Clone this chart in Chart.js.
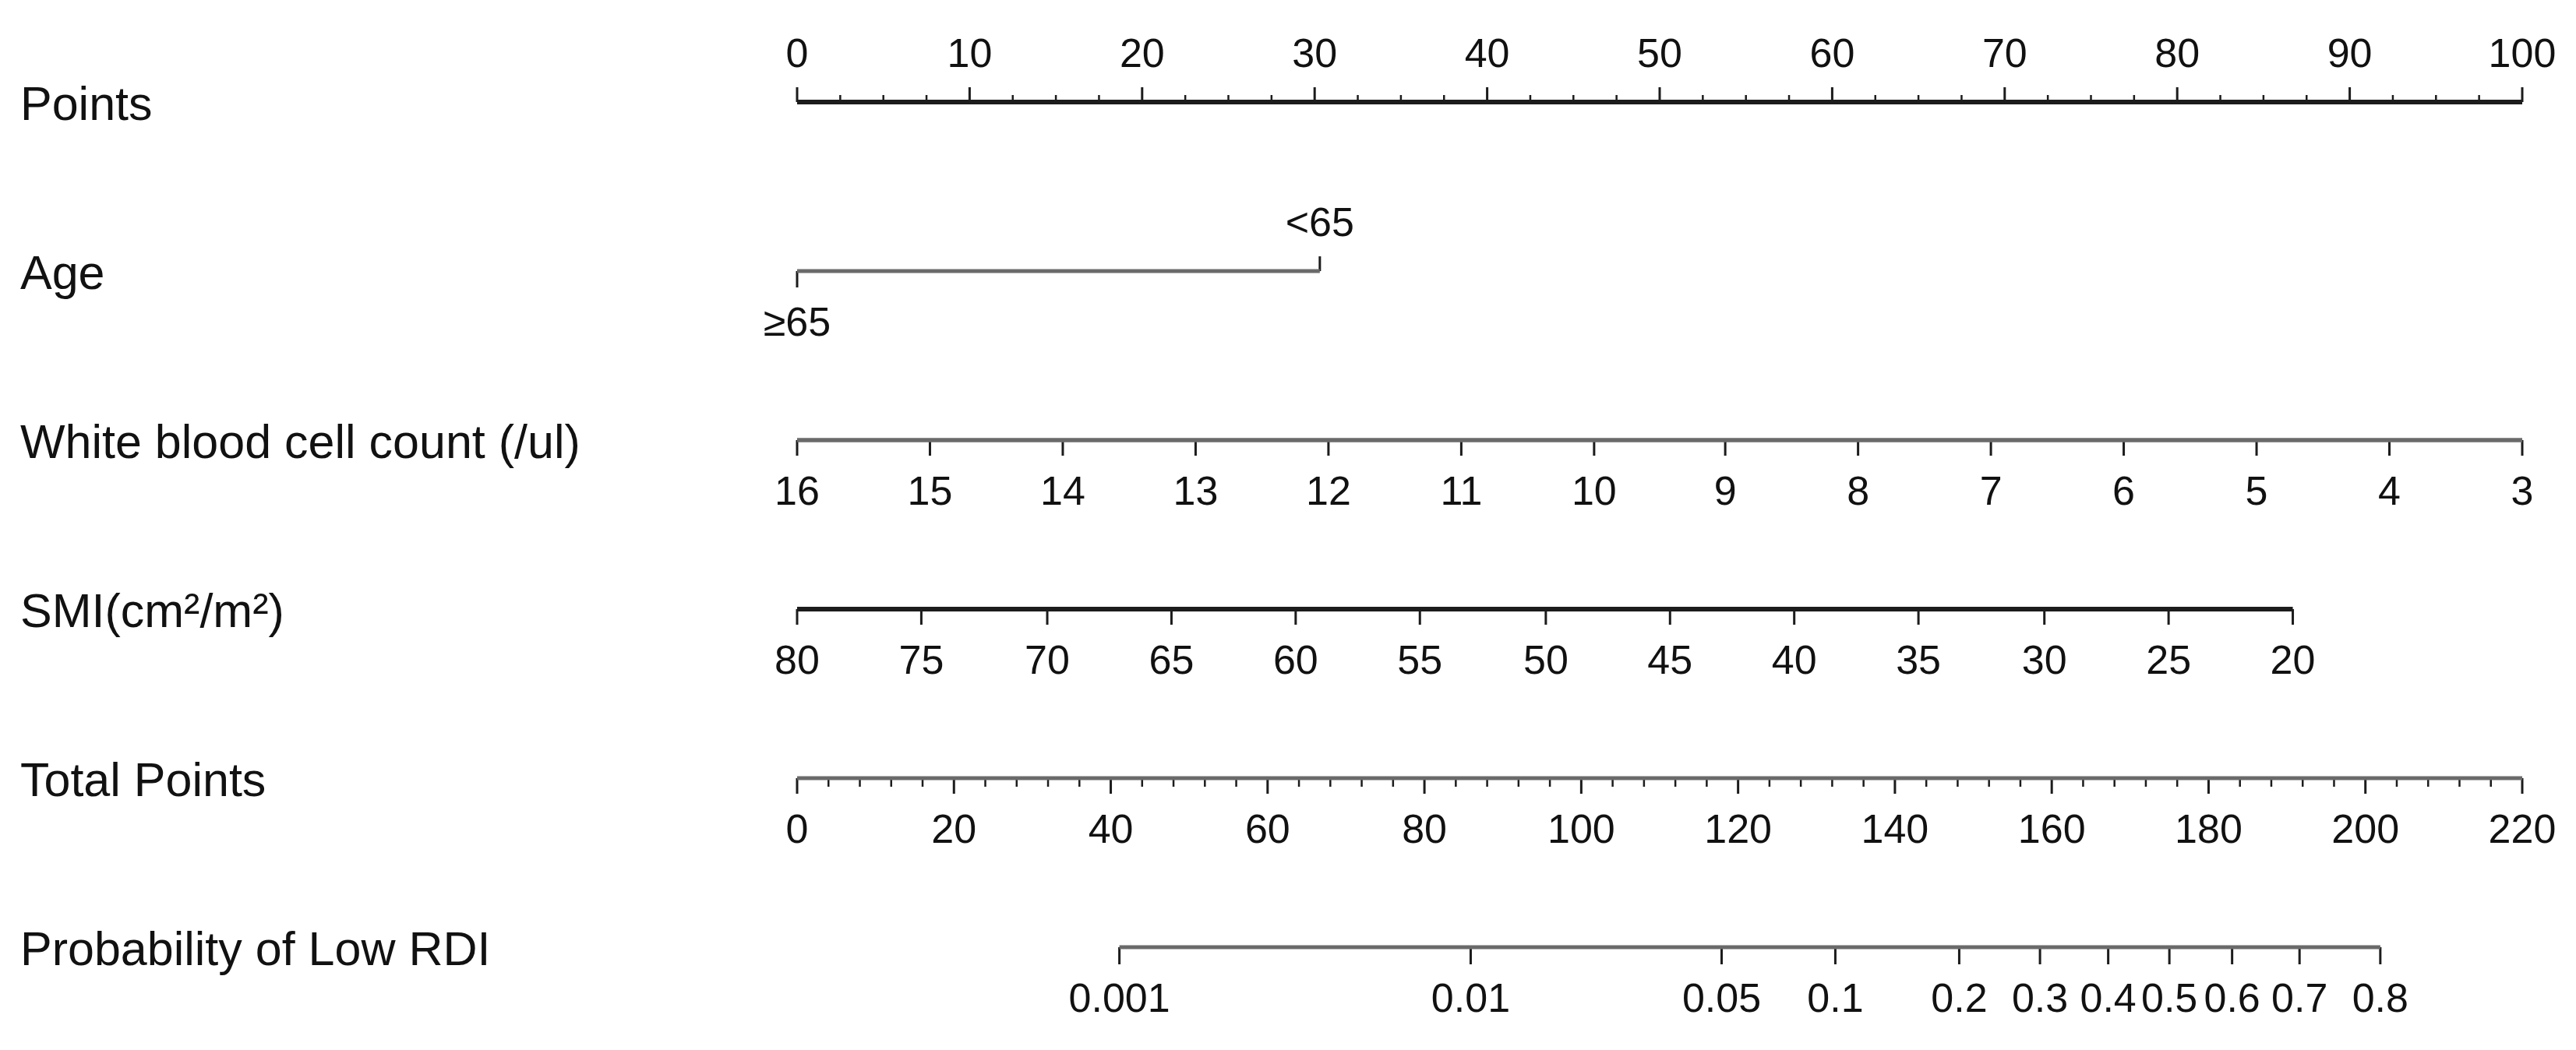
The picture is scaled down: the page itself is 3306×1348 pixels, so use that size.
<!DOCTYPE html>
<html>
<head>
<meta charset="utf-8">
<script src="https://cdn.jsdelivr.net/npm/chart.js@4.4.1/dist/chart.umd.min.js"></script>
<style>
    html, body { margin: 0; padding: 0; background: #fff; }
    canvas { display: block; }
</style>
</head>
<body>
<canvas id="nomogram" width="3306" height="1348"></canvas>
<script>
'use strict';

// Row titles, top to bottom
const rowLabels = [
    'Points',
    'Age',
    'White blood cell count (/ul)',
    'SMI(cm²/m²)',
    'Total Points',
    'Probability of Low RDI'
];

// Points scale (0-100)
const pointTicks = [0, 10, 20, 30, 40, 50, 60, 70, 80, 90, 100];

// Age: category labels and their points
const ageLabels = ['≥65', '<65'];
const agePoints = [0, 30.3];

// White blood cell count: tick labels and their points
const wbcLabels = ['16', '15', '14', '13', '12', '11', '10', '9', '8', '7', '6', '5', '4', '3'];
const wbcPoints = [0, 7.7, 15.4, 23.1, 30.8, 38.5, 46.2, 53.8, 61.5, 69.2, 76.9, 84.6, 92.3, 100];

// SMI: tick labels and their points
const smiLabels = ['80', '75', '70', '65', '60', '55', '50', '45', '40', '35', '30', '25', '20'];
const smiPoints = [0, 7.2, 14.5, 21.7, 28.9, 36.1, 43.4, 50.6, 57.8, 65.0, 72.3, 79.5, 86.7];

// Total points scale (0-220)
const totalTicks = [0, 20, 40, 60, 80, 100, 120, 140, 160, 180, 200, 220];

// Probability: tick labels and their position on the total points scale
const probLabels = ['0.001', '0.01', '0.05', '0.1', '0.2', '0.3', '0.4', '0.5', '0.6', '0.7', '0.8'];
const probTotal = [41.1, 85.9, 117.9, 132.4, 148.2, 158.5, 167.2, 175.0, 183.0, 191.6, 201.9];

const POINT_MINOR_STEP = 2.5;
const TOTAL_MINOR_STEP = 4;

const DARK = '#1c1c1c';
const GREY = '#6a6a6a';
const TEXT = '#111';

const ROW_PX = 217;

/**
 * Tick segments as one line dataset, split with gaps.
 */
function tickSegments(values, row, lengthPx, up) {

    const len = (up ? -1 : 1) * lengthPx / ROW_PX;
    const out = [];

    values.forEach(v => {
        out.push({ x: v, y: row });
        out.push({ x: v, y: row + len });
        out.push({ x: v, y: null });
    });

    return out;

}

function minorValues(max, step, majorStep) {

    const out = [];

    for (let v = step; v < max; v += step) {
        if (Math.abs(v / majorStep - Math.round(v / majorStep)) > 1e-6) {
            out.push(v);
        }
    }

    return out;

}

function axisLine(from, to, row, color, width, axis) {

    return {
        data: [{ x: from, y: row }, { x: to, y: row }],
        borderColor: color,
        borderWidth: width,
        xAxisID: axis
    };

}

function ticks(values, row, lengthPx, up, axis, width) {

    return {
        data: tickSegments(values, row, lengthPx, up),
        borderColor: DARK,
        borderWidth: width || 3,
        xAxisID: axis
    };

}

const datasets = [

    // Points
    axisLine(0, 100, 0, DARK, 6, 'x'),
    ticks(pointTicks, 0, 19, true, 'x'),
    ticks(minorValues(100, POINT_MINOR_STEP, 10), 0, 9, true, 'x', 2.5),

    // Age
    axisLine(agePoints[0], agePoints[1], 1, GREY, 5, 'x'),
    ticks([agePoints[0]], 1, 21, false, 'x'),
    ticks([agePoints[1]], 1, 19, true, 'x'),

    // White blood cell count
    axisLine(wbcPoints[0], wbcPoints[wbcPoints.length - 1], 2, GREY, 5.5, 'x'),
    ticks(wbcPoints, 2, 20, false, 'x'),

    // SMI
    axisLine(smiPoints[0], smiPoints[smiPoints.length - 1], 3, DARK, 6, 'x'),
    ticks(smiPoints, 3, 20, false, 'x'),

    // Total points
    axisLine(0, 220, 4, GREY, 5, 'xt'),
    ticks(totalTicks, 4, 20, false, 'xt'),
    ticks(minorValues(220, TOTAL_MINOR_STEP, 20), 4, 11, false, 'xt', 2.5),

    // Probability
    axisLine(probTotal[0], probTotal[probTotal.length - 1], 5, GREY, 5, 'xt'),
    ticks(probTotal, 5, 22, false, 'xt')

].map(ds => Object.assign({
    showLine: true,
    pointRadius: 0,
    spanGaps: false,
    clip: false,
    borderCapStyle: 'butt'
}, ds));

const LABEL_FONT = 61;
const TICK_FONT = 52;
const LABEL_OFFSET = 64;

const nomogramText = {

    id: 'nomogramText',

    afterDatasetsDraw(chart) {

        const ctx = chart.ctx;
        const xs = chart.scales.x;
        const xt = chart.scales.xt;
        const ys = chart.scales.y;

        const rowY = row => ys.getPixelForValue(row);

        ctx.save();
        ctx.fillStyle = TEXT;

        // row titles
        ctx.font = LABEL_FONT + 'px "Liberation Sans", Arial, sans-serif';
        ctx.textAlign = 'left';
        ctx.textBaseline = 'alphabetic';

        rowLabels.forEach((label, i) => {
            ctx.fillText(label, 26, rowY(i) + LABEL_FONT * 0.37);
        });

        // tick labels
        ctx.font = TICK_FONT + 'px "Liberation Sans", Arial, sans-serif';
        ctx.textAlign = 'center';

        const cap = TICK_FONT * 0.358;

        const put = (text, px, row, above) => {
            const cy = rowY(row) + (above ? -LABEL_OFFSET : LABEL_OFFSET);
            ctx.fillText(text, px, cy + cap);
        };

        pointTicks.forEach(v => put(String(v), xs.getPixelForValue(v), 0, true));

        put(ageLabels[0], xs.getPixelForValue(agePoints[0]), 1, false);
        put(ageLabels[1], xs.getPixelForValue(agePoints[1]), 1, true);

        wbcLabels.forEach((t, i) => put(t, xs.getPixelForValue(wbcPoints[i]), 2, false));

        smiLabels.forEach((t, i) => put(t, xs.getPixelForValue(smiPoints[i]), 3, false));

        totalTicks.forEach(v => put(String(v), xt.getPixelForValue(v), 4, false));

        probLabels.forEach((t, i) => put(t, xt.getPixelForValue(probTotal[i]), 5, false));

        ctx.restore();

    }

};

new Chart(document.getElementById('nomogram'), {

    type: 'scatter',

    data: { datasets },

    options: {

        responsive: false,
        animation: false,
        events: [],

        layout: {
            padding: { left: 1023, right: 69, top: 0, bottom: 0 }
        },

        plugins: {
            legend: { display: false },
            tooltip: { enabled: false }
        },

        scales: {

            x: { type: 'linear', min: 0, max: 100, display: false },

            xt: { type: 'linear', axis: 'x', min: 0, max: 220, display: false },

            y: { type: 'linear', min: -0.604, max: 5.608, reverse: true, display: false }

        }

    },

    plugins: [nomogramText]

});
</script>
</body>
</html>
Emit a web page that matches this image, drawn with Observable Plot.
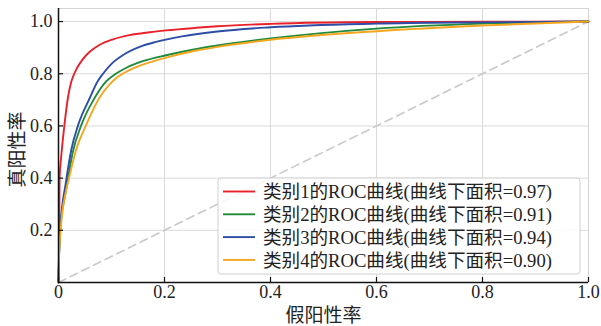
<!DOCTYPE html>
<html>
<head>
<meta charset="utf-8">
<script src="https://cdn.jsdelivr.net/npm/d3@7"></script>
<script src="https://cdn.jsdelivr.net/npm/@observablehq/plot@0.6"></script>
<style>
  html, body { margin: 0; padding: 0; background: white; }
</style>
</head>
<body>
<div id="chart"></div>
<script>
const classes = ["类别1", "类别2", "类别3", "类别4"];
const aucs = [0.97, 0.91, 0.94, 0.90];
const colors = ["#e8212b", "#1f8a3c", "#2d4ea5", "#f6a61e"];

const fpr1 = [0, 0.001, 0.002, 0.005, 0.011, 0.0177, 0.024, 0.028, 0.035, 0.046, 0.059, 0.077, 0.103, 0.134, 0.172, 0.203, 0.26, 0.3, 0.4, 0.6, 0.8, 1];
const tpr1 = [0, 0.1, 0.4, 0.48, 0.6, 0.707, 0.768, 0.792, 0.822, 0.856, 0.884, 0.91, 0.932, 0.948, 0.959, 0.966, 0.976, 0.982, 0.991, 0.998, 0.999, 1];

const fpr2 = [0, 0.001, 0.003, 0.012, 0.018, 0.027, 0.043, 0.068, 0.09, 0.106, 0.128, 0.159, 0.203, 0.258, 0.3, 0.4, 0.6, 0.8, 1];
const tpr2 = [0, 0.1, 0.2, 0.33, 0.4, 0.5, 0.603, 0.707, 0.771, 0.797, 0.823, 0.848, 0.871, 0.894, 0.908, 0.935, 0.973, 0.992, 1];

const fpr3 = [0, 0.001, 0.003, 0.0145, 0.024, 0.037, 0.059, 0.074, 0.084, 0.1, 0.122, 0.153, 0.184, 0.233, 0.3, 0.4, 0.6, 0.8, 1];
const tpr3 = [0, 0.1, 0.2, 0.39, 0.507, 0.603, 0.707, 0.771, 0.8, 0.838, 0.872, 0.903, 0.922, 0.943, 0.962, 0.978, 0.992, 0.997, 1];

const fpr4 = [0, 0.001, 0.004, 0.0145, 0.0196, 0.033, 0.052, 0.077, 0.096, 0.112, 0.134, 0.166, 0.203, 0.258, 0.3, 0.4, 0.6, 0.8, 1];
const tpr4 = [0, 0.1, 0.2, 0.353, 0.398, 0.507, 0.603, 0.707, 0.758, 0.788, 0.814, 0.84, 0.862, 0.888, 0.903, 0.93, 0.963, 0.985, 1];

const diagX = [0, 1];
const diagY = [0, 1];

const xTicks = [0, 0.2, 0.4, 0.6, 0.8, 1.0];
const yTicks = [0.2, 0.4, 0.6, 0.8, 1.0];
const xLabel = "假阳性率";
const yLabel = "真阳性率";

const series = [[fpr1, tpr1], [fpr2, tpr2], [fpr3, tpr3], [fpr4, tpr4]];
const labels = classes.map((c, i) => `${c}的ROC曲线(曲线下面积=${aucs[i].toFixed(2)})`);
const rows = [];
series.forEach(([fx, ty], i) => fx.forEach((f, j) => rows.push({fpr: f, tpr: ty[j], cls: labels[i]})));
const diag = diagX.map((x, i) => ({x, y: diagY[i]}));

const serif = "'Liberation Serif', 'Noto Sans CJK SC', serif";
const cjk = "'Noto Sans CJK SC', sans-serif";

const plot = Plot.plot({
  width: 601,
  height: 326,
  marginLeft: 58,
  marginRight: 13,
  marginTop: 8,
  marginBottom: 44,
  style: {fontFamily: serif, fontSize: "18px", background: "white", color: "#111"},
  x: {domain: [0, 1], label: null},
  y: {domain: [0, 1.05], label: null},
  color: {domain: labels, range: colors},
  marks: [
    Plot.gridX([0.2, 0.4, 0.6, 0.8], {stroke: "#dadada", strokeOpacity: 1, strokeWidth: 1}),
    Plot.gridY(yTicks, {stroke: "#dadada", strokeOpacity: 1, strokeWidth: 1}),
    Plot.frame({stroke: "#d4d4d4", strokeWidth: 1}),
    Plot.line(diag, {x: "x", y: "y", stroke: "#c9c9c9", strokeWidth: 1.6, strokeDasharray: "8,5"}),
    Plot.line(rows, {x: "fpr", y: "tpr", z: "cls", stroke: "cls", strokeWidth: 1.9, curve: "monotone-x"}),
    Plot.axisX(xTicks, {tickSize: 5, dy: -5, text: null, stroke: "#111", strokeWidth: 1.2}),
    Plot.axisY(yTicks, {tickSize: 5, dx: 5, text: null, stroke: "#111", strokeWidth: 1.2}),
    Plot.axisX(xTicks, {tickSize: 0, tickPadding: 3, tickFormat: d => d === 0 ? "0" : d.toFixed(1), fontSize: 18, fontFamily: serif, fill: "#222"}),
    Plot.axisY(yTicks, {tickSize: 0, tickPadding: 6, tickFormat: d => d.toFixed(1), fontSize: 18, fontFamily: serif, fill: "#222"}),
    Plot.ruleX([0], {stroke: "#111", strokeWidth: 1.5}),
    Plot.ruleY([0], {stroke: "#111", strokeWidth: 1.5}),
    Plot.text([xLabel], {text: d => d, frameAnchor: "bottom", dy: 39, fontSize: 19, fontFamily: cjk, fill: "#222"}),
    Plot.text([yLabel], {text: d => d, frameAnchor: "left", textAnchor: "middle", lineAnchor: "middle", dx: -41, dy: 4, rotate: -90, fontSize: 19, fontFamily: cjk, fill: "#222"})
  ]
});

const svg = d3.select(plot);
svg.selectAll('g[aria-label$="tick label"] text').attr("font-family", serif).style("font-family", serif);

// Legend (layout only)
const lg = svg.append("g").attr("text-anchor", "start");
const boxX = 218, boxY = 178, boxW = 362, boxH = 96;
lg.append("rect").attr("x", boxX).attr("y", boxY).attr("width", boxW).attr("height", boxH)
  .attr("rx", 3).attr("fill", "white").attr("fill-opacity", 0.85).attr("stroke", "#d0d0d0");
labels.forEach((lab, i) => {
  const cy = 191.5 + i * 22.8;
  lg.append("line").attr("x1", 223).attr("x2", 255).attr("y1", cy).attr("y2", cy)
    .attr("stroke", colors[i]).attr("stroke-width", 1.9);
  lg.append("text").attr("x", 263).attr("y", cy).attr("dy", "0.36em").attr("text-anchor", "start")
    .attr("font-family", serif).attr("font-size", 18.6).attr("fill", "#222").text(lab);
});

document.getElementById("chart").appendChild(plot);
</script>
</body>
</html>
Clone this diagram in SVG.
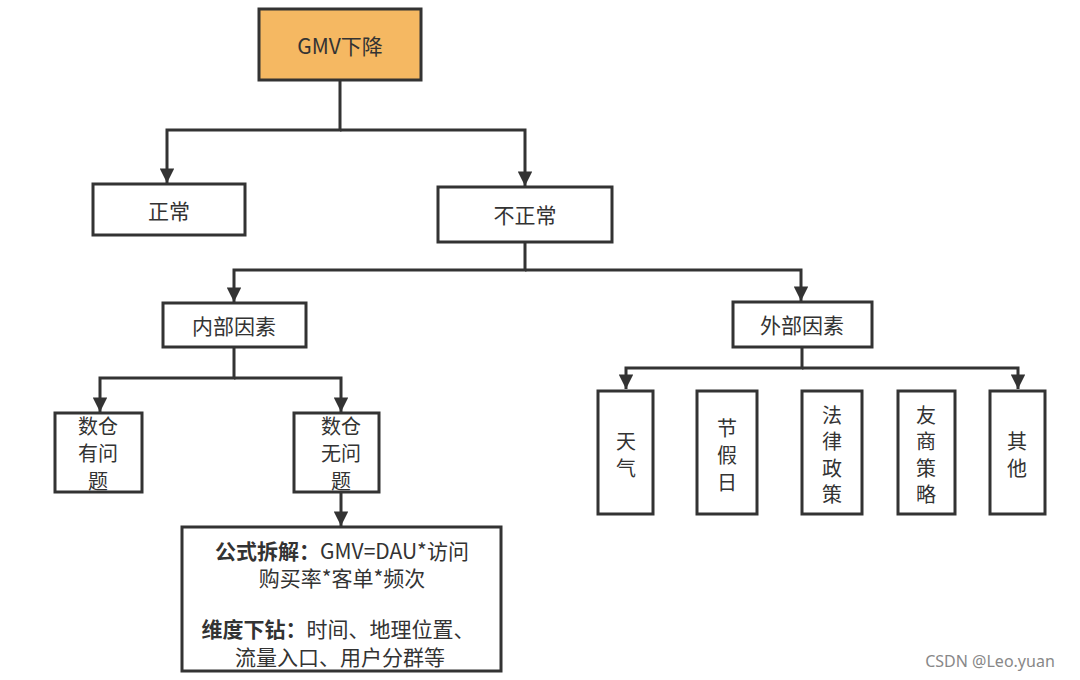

- **Task details**
Give again, word for word, every line from the top of the data above to the line holding "const agePoints = [0, 30.3];", inclusive, with the pictures left out.

- **The completed task**
Clone this chart in Chart.js.
The picture is scaled down: the page itself is 3306×1348 pixels, so use that size.
<!DOCTYPE html>
<html>
<head>
<meta charset="utf-8">
<script src="https://cdn.jsdelivr.net/npm/chart.js@4.4.1/dist/chart.umd.min.js"></script>
<style>
    html, body { margin: 0; padding: 0; background: #fff; }
    canvas { display: block; }
</style>
</head>
<body>
<canvas id="nomogram" width="3306" height="1348"></canvas>
<script>
'use strict';

// Row titles, top to bottom
const rowLabels = [
    'Points',
    'Age',
    'White blood cell count (/ul)',
    'SMI(cm²/m²)',
    'Total Points',
    'Probability of Low RDI'
];

// Points scale (0-100)
const pointTicks = [0, 10, 20, 30, 40, 50, 60, 70, 80, 90, 100];

// Age: category labels and their points
const ageLabels = ['≥65', '<65'];
const agePoints = [0, 30.3];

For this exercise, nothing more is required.